Presenters: Vaughan Byrnes, MSc, Robert Balfanz, PhD, and Juan Cortes, MEd

Vaughan Byrnes has worked at the Center for Social Organization of Schools at Johns Hopkins University since 2001, where his work has focused on the evaluation of education policy and intervention programs. He has spent the past 10 years working primarily on analyses of high school dropouts and early warning indicators thereof, for state departments of education in Florida, Arkansas, and Tennessee, and large school districts such as Nashville and San Jose. His main area of interest and expertise is in research methodology, including the selection and implementation of appropriate research designs and statistical analyses for studies, as well as the supervision of data collection and processing and the development of evaluation tools and instruments.

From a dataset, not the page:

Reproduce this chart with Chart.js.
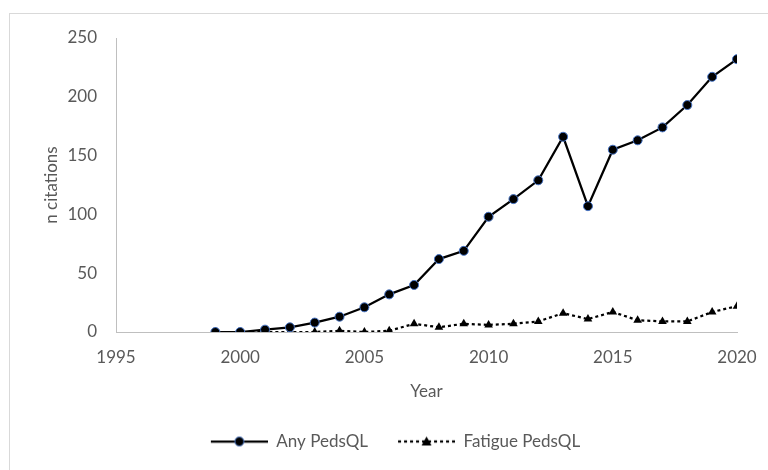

He received his MSc in research methodology and statistics, with merit, from the London School of Economics after having first completed an Honors BA in sociology with a minor in economics at McGill University.

Robert Balfanz is a Distinguished Professor at the Johns Hopkins University School of Education, Center for Social Organization of Schools, and director of the Everyone Graduates Center. His work focuses on translating research findings into effective school improvement strategies and educational reforms. He conducts research, publishes widely, and organizes improvement efforts on secondary school redesign, improving high school graduation and college readiness rates, student success systems, chronic absenteeism, and instructional improvements in high-poverty schools. Much of his research has involved individual-level, longitudinal data sets, including foundational work on early warning indicators and chronic absenteeism. His work was featured in PBS Frontline’s "The Education of Omarina" and has been awarded the Alliance For Excellent Education’s Everyone a Graduate Award and the National Forum to Accelerate Middle Grade Reform Joan Lipsitz Lifetime Achievement Award.  In 2013, the Obama White House recognized him as a Champion for Change for African American education. He has a BA in history from Johns Hopkins University and a PhD in education from the University of Chicago.

Juan B. Cortes is a PhD candidate at the Johns Hopkins School of Education and a graduate research assistant at the Baltimore Education Research Consortium. His research broadly focuses on examining students’ educational trajectories as they navigate systemic structures, particularly for minoritized and marginalized populations. His current work involves improving early-warning indicators that identify middle and high school students in need of support as well as examining geospatial access to postsecondary institutions at both the urban and state level contexts.